空野雑報

ソマリア中心のアフリカニュース翻訳・紹介がメイン(だった)。南アジア関係ニュースも時折。なお青字は引用。

【講義用メモ】公用車を運転する際の配慮とタクシー利用・その費用負担について

2018-11-27 12:27:59 | ノート
読売新聞 公用車運転、労組「ダメ」…タクシー代1億円に 2018年11月20日 07時38分

県道や橋などの管理を担当する長崎県の29部署が、労働組合との取り決めに基づき、一般職員による公用車の運転を認めていないことが分かった。こうした部署では運転手付きの公用車を使っているが、台数が限られていることからタクシーによる長距離移動が頻発し、1回の運賃が4万円を超すケースも出ている。識者は「不合理で県民の理解を得られない」と指摘しており、県も見直す方針を示している

運転手付きの公用車は台数が限られているため、職員たちは車が空いていない場合はタクシーで移動。読売新聞が情報公開請求で入手した2016年度分のタクシー使用の記録には、1万円を超える運賃が並ぶ

一部の部署が職員の運転を認めていない背景には、労働組合との取り決めがある。県などによると、09年度から本格的に一般職員が公用車を運転するようになったが、組合側が職員への運転の強要につながり、運転手の雇用も失われるなどと反発。このため、職員が運転する場合は職場が組合に要求書を出して承認を受けることとなったが、29部署は出していない

 この点、論点として上がっている「、運転手の雇用も失われる」は職場の仲間の仕事を奪わないようにという労働者の連帯の気持ちが現れていて、そのこと自体は好ましい。

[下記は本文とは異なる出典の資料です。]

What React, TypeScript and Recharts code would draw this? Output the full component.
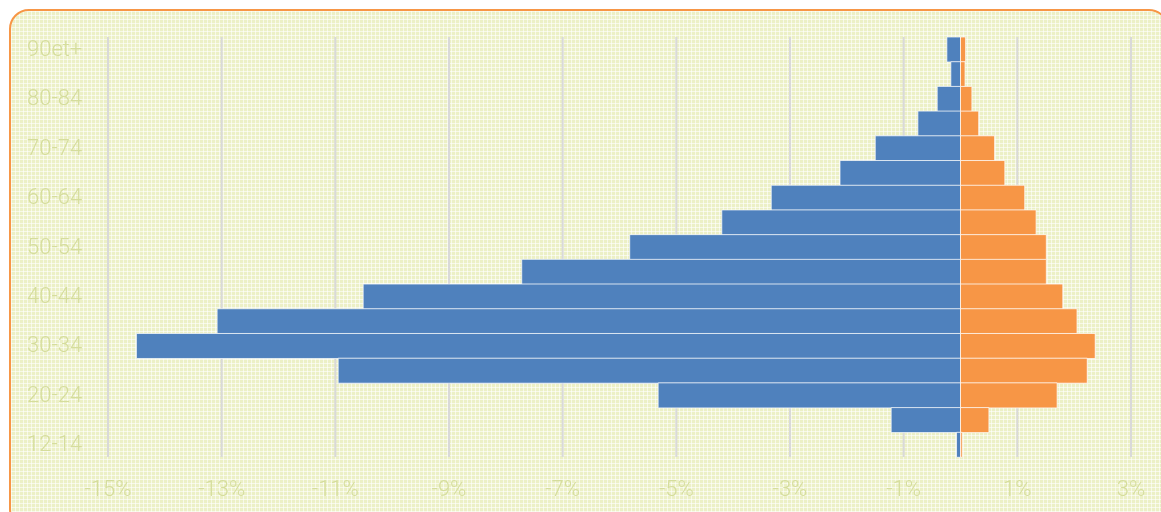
import { BarChart, Bar, XAxis, YAxis, CartesianGrid } from "recharts";

const ageGroups = [
  "90et+", "85-89", "80-84", "75-79", "70-74", "65-69", "60-64", "55-59",
  "50-54", "45-49", "40-44", "35-39", "30-34", "25-29", "20-24", "15-19", "12-14",
];
const menShare = [
  -0.24, -0.17, -0.41, -0.75, -1.5, -2.12, -3.33, -4.2,
  -5.82, -7.72, -10.51, -13.08, -14.5, -10.95, -5.32, -1.22, -0.07,
];
const womenShare = [
  0.09, 0.08, 0.2, 0.32, 0.6, 0.78, 1.13, 1.33,
  1.51, 1.51, 1.8, 2.05, 2.37, 2.23, 1.7, 0.5, 0.03,
];
const xTicks = [-15, -13, -11, -9, -7, -5, -3, -1, 1, 3];

const data = ageGroups.map((age, i) => ({
  age,
  men: menShare[i],
  women: womenShare[i],
}));

const labelColor = "#d5dd9c";
const labelFont = { fontFamily: "Roboto", fontWeight: 300, fontSize: 22 };

const YTick = ({ y, payload }: any) => (
  <text x={27} y={y} dy={-1} textAnchor="start" dominantBaseline="central" fill={labelColor} style={labelFont}>
    {payload.value}
  </text>
);

const XTick = ({ x, y, payload }: any) => (
  <text x={x} y={y} dy={23} textAnchor="middle" dominantBaseline="central" fill={labelColor} style={labelFont}>
    {`${payload.value}%`}
  </text>
);

export default function App() {
  return (
    <div style={{ position: "fixed", left: 0, top: 0, width: 1161, height: 512, overflow: "hidden" }}>
      <div
        style={{
          position: "absolute",
          left: 9,
          top: 9,
          width: 1160,
          height: 520,
          boxSizing: "border-box",
          border: "2px solid #f79646",
          borderRadius: 20,
          backgroundColor: "#ecf0c6",
          backgroundImage:
            "linear-gradient(rgba(255,255,255,0.6) 1px, transparent 1px), linear-gradient(90deg, rgba(255,255,255,0.6) 1px, transparent 1px)",
          backgroundSize: "4px 4px",
        }}
      />
      <div style={{ position: "absolute", left: 0, top: 0 }}>
        <BarChart
          width={1161}
          height={512}
          data={data}
          layout="vertical"
          stackOffset="sign"
          barCategoryGap={0}
          margin={{ top: 37, right: 30, bottom: 25, left: 28 }}
        >
          <CartesianGrid horizontal={false} stroke="#d9d9d9" strokeWidth={2} />
          <XAxis
            type="number"
            domain={[-15, 3]}
            ticks={xTicks}
            allowDataOverflow
            axisLine={false}
            tickLine={false}
            height={30}
            tick={<XTick />}
            interval={0}
          />
          <YAxis
            type="category"
            dataKey="age"
            width={80}
            axisLine={false}
            tickLine={false}
            interval={1}
            tick={<YTick />}
          />
          <Bar dataKey="men" stackId="a" fill="#4f81bd" stroke="#ffffff" strokeOpacity={0.7} strokeWidth={1} isAnimationActive={false} />
          <Bar dataKey="women" stackId="a" fill="#f79646" stroke="#ffffff" strokeOpacity={0.7} strokeWidth={1} isAnimationActive={false} />
        </BarChart>
      </div>
    </div>
  );
}
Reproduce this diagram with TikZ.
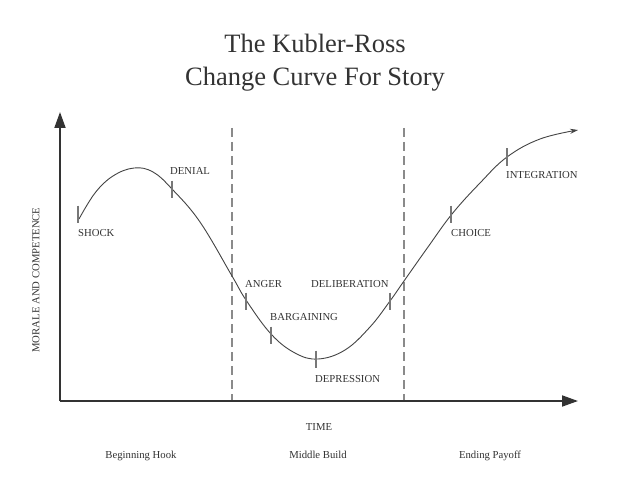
\documentclass[tikz,border=0pt]{standalone}
\usepackage{fontspec}
\setmainfont{Liberation Serif}
\usetikzlibrary{arrows.meta}
\definecolor{ink}{HTML}{333333}
\definecolor{curvec}{HTML}{444444}
\definecolor{tickc}{HTML}{777777}
\definecolor{dashc}{HTML}{8A8A8A}
\begin{document}
\begin{tikzpicture}[x=1pt,y=-1pt,
  axis/.style={draw=ink, line width=1.8pt, -{Triangle[length=16pt,width=11pt]}},
  phase/.style={draw=dashc, line width=1.1pt, dash pattern=on 9pt off 5pt},
  curveline/.style={draw=curvec, line width=0.9pt},
  tickmark/.style={draw=tickc, line width=1.1pt},
  stage/.style={font=\fontsize{10.7}{12}\selectfont, text=ink, anchor=base west, inner sep=0pt},
  lab/.style={font=\fontsize{10.7}{12}\selectfont, text=ink, anchor=base, inner sep=0pt},
  ttl/.style={font=\fontsize{26.5}{30}\selectfont, text=ink, anchor=base, inner sep=0pt}]
\useasboundingbox (0,0) rectangle (629,484);
\fill[white] (0,0) rectangle (629,484);
% title
\node[ttl] (t1) at (315,53) {The Kubler-Ross};
\node[ttl] (t2) at (315,86) {Change Curve For Story};
% axes
\coordinate (O) at (60,401);
\coordinate (Ytop) at (60,112);
\coordinate (Xend) at (578,401);
\draw[axis] (O) -- (Ytop);
\draw[axis] (O) -- (Xend);
% phase lines
\coordinate (d1a) at (232,128); \coordinate (d1b) at (232,400);
\coordinate (d2a) at (404,128); \coordinate (d2b) at (404,400);
\draw[phase] (d1a) -- (d1b);
\draw[phase] (d2a) -- (d2b);
% curve
\draw[curveline, -{Stealth[length=8pt,width=5pt]}] plot[smooth, tension=0.65] coordinates {
 (79,219) (95,193) (113,176) (134,168) (153,172) (172,189) (200,222) (232,276)
 (246,300) (271,334) (295,353) (318,359) (345,350) (370,327) (390,301) (404,281)
 (428,247) (452,214) (480,183) (507,157) (540,139) (578,130)};
% ticks
\foreach \n/\x/\y in {shock/78/214, denial/172/189, anger/246/301, barg/271/335, depr/316/359, delib/390/301, choice/451/214, integ/507/157}{
  \coordinate (\n) at (\x,\y);
  \draw[tickmark] (\n) ++(0,-8.5) -- ++(0,17);
}
% stage labels
\node[stage] (lshock) at (78,236) {SHOCK};
\node[stage] (ldenial) at (170,175) {DENIAL};
\node[stage] (langer) at (245,287) {ANGER};
\node[stage] (lbarg) at (270,320) {BARGAINING};
\node[stage] (ldepr) at (315,382) {DEPRESSION};
\node[stage] (ldelib) at (311,287) {DELIBERATION};
\node[stage] (lchoice) at (451,236) {CHOICE};
\node[stage] (linteg) at (506,178) {INTEGRATION};
% axis labels
\node[lab] (time) at (319,430) {TIME};
\node[lab, rotate=90, anchor=center] (ylab) at (36,280) {MORALE AND COMPETENCE};
\node[lab] (p1) at (141,458) {Beginning Hook};
\node[lab] (p2) at (318,458) {Middle Build};
\node[lab] (p3) at (490,458) {Ending Payoff};
\end{tikzpicture}
\end{document}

 だが、それによって自社の生産性が低くなり、自分たちの給料アップが遅くなり、はなはだしくは自社がつぶれて失職しかねない―という危険をどこまで認容すべきかという論点は残る。この事例の場合は自治体であり、まあ滅多につぶれはしないだろう。だからこそ問題の自覚化が遅れた―と評価される余地は十分にあろう。

 また「職員が運転する場合は職場が組合に要求書を出して承認を受ける」ことができるのであり、この例外規定によって、1) 今現在、運転手単能でいる労働者仲間の雇用をできるだけ守る、しかし技術の進展・社会的事情の変化によってその職を維持し続けることは困難になる可能性は大いにあり、2) 将来的にはこの例外規定が一般的前提となり、運転手専門の雇用が失われるような情勢にも対応できるように制度設計ができている、という点で労組側の対応は理性的と思う・

 ―要求書を出してもハネられてきた、というなら労組が時代もなにも見ていないということで、労組の責任。昔の水準で例外規定にしておいたのを時代に応じたものに変更してこなかったのも労組の責任。変更するよう働きかけとかしてこなかったのは役所側の責任。それはともかく、要求書を出せる状態にあり、認容される見込みがあったにも関わらず出してこなかったのだとすれば役所側の責任。そんな具合に評価できそう。